Stereotype number two: Young men, teen boys, high school juniors will always be ready, anytime, anyhow, anywhere if a hot teacher makes herself available to him. Even if he doesn’t want it. Even if he has a girlfriend already. And no girl, no teen girl, no young woman, would ever want said advancements from her own young and attractive teacher. She’s only sixteen, and no sixteen year old girl could possibly know what she’s doing if she enters into a sexual relationship with a man that is in a position of power. That’s like, ten years older. Maybe even fifteen. It would always be his fault. He is in a position of authority, you know.

Now as for the two actions. Are they inappropriate? Are they just both completely out of touch? I’m not going to debate that part. Most people feel very strongly one way or the other. I’d like to think that I’m in the, “who cares?” camp.

Take Madonna’s kiss for example. Personally, I believe it was all planned. Perhaps Madonna pushed it farther than it was intended to go, which is why we got a genuine reaction from Drake. First and foremost, these folks are entertainers, a completely different breed of human being. My husband always comments, after both of us worked in entertainment for years, that he could never do what performers do. Because sometimes their job requires them to do things so uncomfortable, so embarrassing, that the average person would never be able to stomach it.

And what is the ultimate reaction to such stunts? Wardrobe malfunctions and make-out sessions, deisgned to get your attention, bring about media hype, create more hash tags and social media re-tweets and like and follows. That’s it. Just a media machine.

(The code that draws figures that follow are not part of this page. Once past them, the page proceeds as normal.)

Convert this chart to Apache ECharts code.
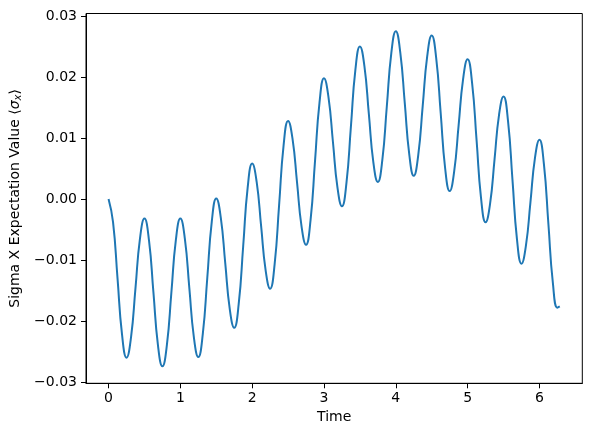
<!DOCTYPE html>
<html>
<head>
<meta charset="utf-8">
<script src="https://cdn.jsdelivr.net/npm/echarts@6/dist/echarts.min.js"></script>
<style>
html,body{margin:0;padding:0;background:#fff;}
#chart{width:591px;height:436px;}
</style>
</head>
<body>
<div id="chart"></div>
<script>
// Time samples
const timeValues = [
  0, 0.0625, 0.125, 0.1875, 0.25, 0.3125, 0.375, 0.4375,
  0.5, 0.5625, 0.625, 0.6875, 0.75, 0.8125, 0.875, 0.9375,
  1.0, 1.0625, 1.125, 1.1875, 1.25, 1.3125, 1.375, 1.4375,
  1.5, 1.5625, 1.625, 1.6875, 1.75, 1.8125, 1.875, 1.9375,
  2.0, 2.0625, 2.125, 2.1875, 2.25, 2.3125, 2.375, 2.4375,
  2.5, 2.5625, 2.625, 2.6875, 2.75, 2.8125, 2.875, 2.9375,
  3.0, 3.0625, 3.125, 3.1875, 3.25, 3.3125, 3.375, 3.4375,
  3.5, 3.5625, 3.625, 3.6875, 3.75, 3.8125, 3.875, 3.9375,
  4.0, 4.0625, 4.125, 4.1875, 4.25, 4.3125, 4.375, 4.4375,
  4.5, 4.5625, 4.625, 4.6875, 4.75, 4.8125, 4.875, 4.9375,
  5.0, 5.0625, 5.125, 5.1875, 5.25, 5.3125, 5.375, 5.4375,
  5.5, 5.5625, 5.625, 5.6875, 5.75, 5.8125, 5.875, 5.9375,
  6.0, 6.0625, 6.125, 6.1875, 6.25, 6.2832
];
// Sigma X expectation values
const sigmaX = [
  0.0000, -0.0038, -0.0130, -0.0222, -0.0260, -0.0227, -0.0146, -0.0065,
  -0.0032, -0.0067, -0.0153, -0.0239, -0.0274, -0.0239, -0.0153, -0.0067,
  -0.0032, -0.0065, -0.0146, -0.0226, -0.0259, -0.0221, -0.0129, -0.0037,
  0.0001, -0.0030, -0.0105, -0.0180, -0.0211, -0.0172, -0.0077, 0.0019,
  0.0058, 0.0028, -0.0045, -0.0117, -0.0147, -0.0107, -0.0010, 0.0088,
  0.0128, 0.0098, 0.0027, -0.0045, -0.0075, -0.0035, 0.0062, 0.0158,
  0.0198, 0.0167, 0.0093, 0.0019, -0.0012, 0.0026, 0.0119, 0.0212,
  0.0250, 0.0218, 0.0139, 0.0060, 0.0028, 0.0064, 0.0152, 0.0239,
  0.0275, 0.0240, 0.0157, 0.0073, 0.0038, 0.0072, 0.0153, 0.0234,
  0.0268, 0.0231, 0.0141, 0.0050, 0.0013, 0.0045, 0.0121, 0.0197,
  0.0229, 0.0190, 0.0096, 0.0001, -0.0038, -0.0008, 0.0065, 0.0138,
  0.0168, 0.0128, 0.0031, -0.0066, -0.0106, -0.0076, -0.0005, 0.0067,
  0.0097, 0.0057, -0.0041, -0.0138, -0.0178, -0.0176
];
const xTicks = [0, 1, 2, 3, 4, 5, 6];
const yTicks = [-0.03, -0.02, -0.01, 0.00, 0.01, 0.02, 0.03];

const data = timeValues.map((t, i) => [t, sigmaX[i]]);
const fmtY = v => (v < 0 ? '\u2212' : '') + Math.abs(v).toFixed(2);
const font = 'DejaVu Sans';

const chart = echarts.init(document.getElementById('chart'));
chart.setOption({
  animation: false,
  backgroundColor: '#fff',
  grid: {
    left: 86, top: 13.5, width: 496.3, height: 369.8,
    show: true, borderColor: '#000', borderWidth: 1, backgroundColor: 'transparent'
  },
  xAxis: {
    type: 'value', min: -0.314, max: 6.597,
    name: 'Time', nameLocation: 'middle', nameGap: 25,
    nameTextStyle: { fontFamily: font, fontSize: 14, color: '#000' },
    axisLine: { show: true, onZero: false, lineStyle: { color: '#000', width: 1 } },
    axisTick: { show: true, inside: false, length: 5, customValues: xTicks, lineStyle: { color: '#000', width: 1 } },
    axisLabel: { customValues: xTicks, margin: 8, fontFamily: font, fontSize: 14, color: '#000',
      formatter: v => String(Math.round(v)) },
    splitLine: { show: false }
  },
  yAxis: {
    type: 'value', min: -0.0302, max: 0.0304,
    name: '{n|Sigma X Expectation Value \u27E8}{g|\u03C3}{s|x}{n|\u27E9}',
    nameLocation: 'middle', nameGap: 58, nameRotate: 90,
    nameTextStyle: {
      fontFamily: font, fontSize: 14, color: '#000',
      rich: {
        n: { fontFamily: font, fontSize: 14, color: '#000' },
        g: { fontFamily: font, fontSize: 14, color: '#000', fontStyle: 'italic' },
        s: { fontFamily: font, fontSize: 10, color: '#000', fontStyle: 'italic', padding: [6, 0, 0, 0] }
      }
    },
    axisLine: { show: true, onZero: false, lineStyle: { color: '#000', width: 1 } },
    axisTick: { show: true, inside: false, length: 5, customValues: yTicks, lineStyle: { color: '#000', width: 1 } },
    axisLabel: { customValues: yTicks, margin: 9, fontFamily: font, fontSize: 14, color: '#000', formatter: fmtY },
    splitLine: { show: false }
  },
  series: [{
    type: 'line',
    data: data,
    showSymbol: false,
    smooth: 0.5,
    lineStyle: { color: '#1f77b4', width: 2 },
    itemStyle: { color: '#1f77b4' }
  }]
});
</script>
</body>
</html>
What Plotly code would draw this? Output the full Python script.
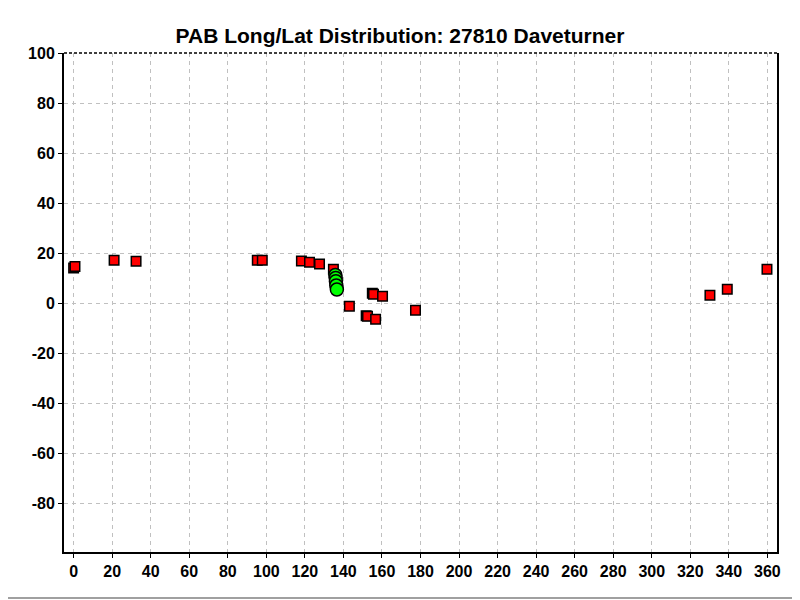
import plotly.graph_objects as go

# Red squares (PAB positions)
sq_lon = [0.0, 0.7, 21.0, 32.4, 95.3, 97.9, 118.2, 122.4, 127.6, 134.8,
          143.1, 155.0, 155.6, 160.3, 151.8, 152.5, 156.7, 177.4,
          330.2, 339.2, 359.8]
sq_lat = [14.0, 14.6, 17.1, 16.7, 17.1, 17.1, 16.8, 16.3, 15.6, 13.5,
          -1.3, 3.9, 3.5, 2.7, -5.1, -5.3, -6.5, -2.9,
          3.1, 5.5, 13.5]

# Green circles
gc_lon = [135.8, 136.0, 136.1, 136.3, 136.6]
gc_lat = [11.2, 10.0, 8.7, 7.0, 5.4]

x_ticks = list(range(0, 361, 20))
y_ticks = list(range(-80, 101, 20))

# page body has an 8px margin; figure coords are offset by 8px
OFF = 8
W, H = 800 - OFF, 600 - OFF
L, T, R, B = 64 - OFF, 53 - OFF, 777 - OFF, 552 - OFF
PW, PH = R - L, B - T

fig = go.Figure()
fig.add_trace(go.Scatter(
    x=sq_lon, y=sq_lat, mode="markers",
    marker=dict(symbol="square", size=9.5, color="#ff0000",
                line=dict(color="black", width=1.5)),
    showlegend=False, hoverinfo="x+y"))
fig.add_trace(go.Scatter(
    x=gc_lon, y=gc_lat, mode="markers",
    marker=dict(symbol="circle", size=13, color="#00ff00",
                line=dict(color="black", width=1.5)),
    showlegend=False, hoverinfo="x+y"))

axis_font = dict(family="Liberation Sans, Arial, sans-serif", size=16, color="black")

fig.update_layout(
    width=W, height=H,
    paper_bgcolor="white", plot_bgcolor="white",
    margin=dict(l=L, r=W - R, t=T, b=H - B),
    title=dict(text="<b>PAB Long/Lat Distribution: 27810 Daveturner</b>",
               x=(400 - OFF) / W, xanchor="center", y=1 - (36 - OFF) / H, yanchor="middle",
               font=dict(family="Liberation Sans, Arial, sans-serif", size=21, color="black")),
    xaxis=dict(range=[-5, 365], tickvals=x_ticks, ticktext=[f"<b>{v}</b>" for v in x_ticks],
               showgrid=True, gridcolor="#c0c0c0", griddash="4px,4px", gridwidth=1,
               showline=True, linecolor="black", linewidth=2, mirror=False,
               ticks="outside", ticklen=4, tickcolor="black", tickwidth=1,
               tickfont=axis_font, zeroline=False, automargin=False),
    yaxis=dict(range=[-99.6, 100], tickvals=y_ticks, ticktext=[f"<b>{v}</b>" for v in y_ticks],
               showgrid=True, gridcolor="#c0c0c0", griddash="4px,4px", gridwidth=1,
               showline=True, linecolor="black", linewidth=2, mirror=True,
               ticks="outside", ticklen=4, tickcolor="black", tickwidth=1,
               tickfont=axis_font, zeroline=False, automargin=False),
    shapes=[
        dict(type="line", xref="paper", yref="paper", x0=0, x1=1, y0=1, y1=1,
             line=dict(color="black", width=1.5, dash="3px,2px")),
        dict(type="line", xref="paper", yref="paper",
             x0=(798 - OFF - L) / PW, x1=(798 - OFF - L) / PW,
             y0=(B - (600 - OFF)) / PH, y1=1 + T / PH, line=dict(color="#a0a0a0", width=2)),
        dict(type="line", xref="paper", yref="paper",
             x0=-L / PW, x1=(799 - OFF - L) / PW,
             y0=(B - (598 - OFF)) / PH, y1=(B - (598 - OFF)) / PH,
             line=dict(color="#a0a0a0", width=2)),
    ],
)

fig.write_html("out.html")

So what disturbs me is when John Q. Public uses these opportunities, and they often do through social media, to spread their vile hatred, to behave just as badly if not more so. Since Madonna’s kiss, words to describe Madonna include: nasty, old, elderly, disgusting, vile, putrid, slut, whore, has been, irrelevant, disease riddled, rancid and the list goes on.

Some have called it sexual assault and that if a man had done this, he would be charged. I beg to differ, again, because of the double standard. First of all, it wouldn’t be just some old grandpa doing the kissing. No one as old and nasty as Keith Richards or Steven Tyler (see, I can do it too). It would have to be someone of equal fame and fortune and handsomeness, like a George Clooney, Lenny Kravitz or Jon Bon Jovi, who are all in their fifties. Even Pierce Brosnan, an astoundingly gorgeous 60 year old.

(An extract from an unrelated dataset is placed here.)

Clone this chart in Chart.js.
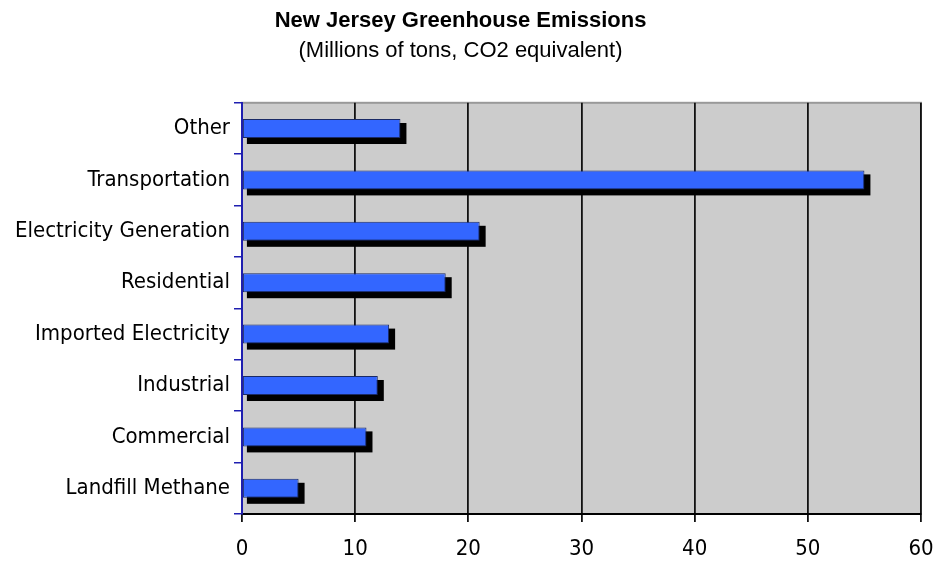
<!DOCTYPE html>
<html>
<head>
<meta charset="utf-8">
<script src="https://cdn.jsdelivr.net/npm/chart.js@4"></script>
<style>
  body { margin: 0; background: #fff; }
  #wrap { width: 937px; height: 562px; }
</style>
</head>
<body>
<div id="wrap"><canvas id="emissions"></canvas></div>
<script>
// data
var categories = ['Other', 'Transportation', 'Electricity Generation', 'Residential',
    'Imported Electricity', 'Industrial', 'Commercial', 'Landfill Methane'];
var emissions = [14, 55, 21, 18, 13, 12, 11, 5];
var xTicks = [0, 10, 20, 30, 40, 50, 60];

var labelFont = "'DejaVu Sans Condensed', 'DejaVu Sans', sans-serif";
var titleFont = "'Liberation Sans', Arial, sans-serif";

// grey plot area with a thin grey frame
var plotBackground = {
    id: 'plotBackground',
    beforeDraw: function (chart) {
        var a = chart.chartArea, ctx = chart.ctx;
        ctx.save();
        ctx.fillStyle = '#cccccc';
        ctx.fillRect(a.left, a.top, a.right - a.left, a.bottom - a.top);
        ctx.strokeStyle = '#999999';
        ctx.lineWidth = 2;
        ctx.strokeRect(a.left, a.top, a.right - a.left, a.bottom - a.top);
        ctx.restore();
    }
};

// black drop shadow behind each bar, placed from the bar elements
var barShadow = {
    id: 'barShadow',
    beforeDatasetsDraw: function (chart) {
        var ctx = chart.ctx;
        ctx.save();
        ctx.fillStyle = '#000000';
        chart.getDatasetMeta(0).data.forEach(function (bar) {
            var top = bar.y - bar.height / 2;
            ctx.fillRect(bar.base + 4, top + 4, bar.x - bar.base + 2, bar.height + 2);
        });
        ctx.restore();
    }
};

var ctx = document.getElementById('emissions').getContext('2d');
var chart = new Chart(ctx, {
    type: 'bar',
    data: {
        labels: categories,
        datasets: [{
            data: emissions,
            backgroundColor: '#3366ff',
            borderColor: '#1a2a66',
            borderWidth: 1,
            borderSkipped: false,
            barPercentage: 0.74,
            categoryPercentage: 0.5
        }]
    },
    options: {
        indexAxis: 'y',
        responsive: true,
        maintainAspectRatio: false,
        animation: false,
        layout: { padding: { left: 0, right: 16, top: 0, bottom: 0 } },
        plugins: {
            legend: { display: false },
            tooltip: { enabled: false },
            title: {
                display: true,
                text: 'New Jersey Greenhouse Emissions',
                color: '#000',
                font: { family: titleFont, size: 22, weight: 'bold' },
                padding: { top: 8, bottom: 3 }
            },
            subtitle: {
                display: true,
                text: '(Millions of tons, CO2 equivalent)',
                color: '#000',
                font: { family: titleFont, size: 22 },
                padding: { top: 0, bottom: 39 }
            }
        },
        scales: {
            x: {
                min: 0,
                max: 60,
                afterBuildTicks: function (scale) {
                    scale.ticks = xTicks.map(function (v) { return { value: v }; });
                },
                afterFit: function (scale) {
                    scale.height = 48;
                    scale.paddingLeft = 0;
                    scale.paddingRight = 0;
                },
                grid: {
                    color: '#111',
                    lineWidth: 1.8,
                    tickLength: 8
                },
                border: { color: '#000', width: 2 },
                ticks: {
                    color: '#000',
                    padding: 14,
                    font: { family: labelFont, size: 22 }
                }
            },
            y: {
                afterFit: function (scale) { scale.width = 242; },
                grid: {
                    drawOnChartArea: false,
                    color: '#1f1fb0',
                    lineWidth: 1.5,
                    tickLength: 8
                },
                border: { color: '#1f1fb0', width: 2 },
                ticks: {
                    color: '#000',
                    padding: 4,
                    font: { family: labelFont, size: 22 }
                }
            }
        }
    },
    plugins: [plotBackground, barShadow]
});
</script>
</body>
</html>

The kissed could be someone like Rhianna, similar in age to Drake, and equal to him in attractiveness and fame. I don’t think the reaction would be the same, at all. Certainly, no one would be saying that they are long past their best-before date, or that they are setting a bad example for their children. No one would be calling them a cougar or a slut or a whore – because to my knowledge, there’s no male equivalent to it. That’s the double standard.

As far as the SNL skit, which to my mind was satire, or parody, I personally don’t take issue with it. I rarely watch the show anymore myself, and I’m certainly not worried that my children might see it since they’re usually in bed before 11:30 pm on a Saturday (it is adult programming folks).

Also, satire is not the same thing as condoning. It is placing the taboo, in this case the rape trial, under the microscope, creating some controversy and getting the conversation going. There is a double standard for boys and stat rape, and I personally believe that’s what the SNL skit is pointing out.

Some critics have said that SNL wouldn’t dare parody a young woman in the same boat. Yet, they parodied the Lolita of Long Island, Amy Fisher, who at 17 took up with Joey Buttafuoco, age 36 and later shot his wife. Not exactly the same thing but you see where I’m going with this.

Again, SNL critics and haters have called the show irrelevant and past its prime, similar sentiments to Madonna – both who have enjoyed success for the last 30 years – but not without their hurdles and controversy.

As a first world problem, I realise this isn’t the greatest challenge facing mankind. Famine, war, genocide, and climate change are far bigger issues of the day. But in the underbelly of society we still hold on to our attitudes of old – sexism and ageism – and I fear that sentiment will linger on.